Adriana Trigiani is a best-selling novelist. She immortalized her home in the Virginia hills, Big Stone Gap. Her books are filled with family and a strong sense of place, so it is only natural that her cookbook, Cooking With My Sisters, is, too. She grew up in a household with six children, four girls and two boys. They were a large Italian, Catholic family in the Baptist South of Virginia.
Trigiani tells of the first time they were fed “spaghetti” at school, an event she described as “shocking.”

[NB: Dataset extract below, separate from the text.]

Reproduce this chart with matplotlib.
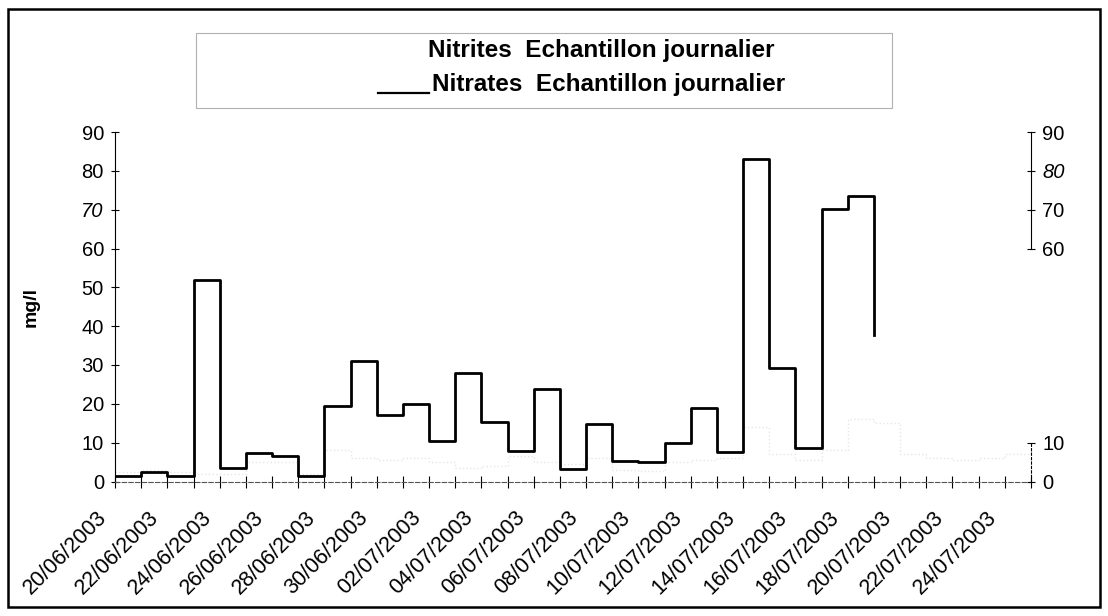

"The noodles were boiled until you could see though them and then sloshed with sloppy joe mix, heavy on the ground hamburger. We did our best to swing the cafeteria staff toward authentic Eye-talian (as they put it,) but we gave up when they insisted that all spaghetti sauce needs is a base of chopped meat, a cup of ketchup, and a shot of chili powder."
It is a story I know too well. When I went to school in the North (South Dakota, so maybe still in the South.) I remember being served “cornbread.” Though it was not cornbread, but rather an overcooked, slightly crusty yellow cake, sweet and sticky and nothing close to my Mother’s cornbread. I was horrified.
Culture shock is a bitch!
Trigiani book is filled with stories and recipes, with a plethora of "notes" from her sisters. Here is a family recipe for cookies, but not the sweet kind, the small savory bites known as Taralli. A perfect compliment to a glass of wine with sisters.
1/2 packet (1 1/4 teaspoons) active dry yeast
1/4 cup lukewarm water (105 –110 degrees)
3/4 cup vegetable oil
2 eggs, lightly beaten
1 teaspoon salt
1 tablespoon fennel seed
4 cups all-purpose flour
In a large bowl, dissolve the yeast in the lukewarm water and allow to bubble. Add the rest of the ingredients, except the flour, to the yeast mixture. Add the flour and mix well.
Preheat the oven to 350 degrees.
Take a piece of dough ant roll it between your hands, making a pencil-like shape 4 to 5 inches long. Create a circle by joining the ends together and pinching them closed. Place on a greased cookie sheet and bake for about 8 minutes, or until golden brown.
Adriana Trigiani brings the same love of family and language to her cooking as she does to her novels.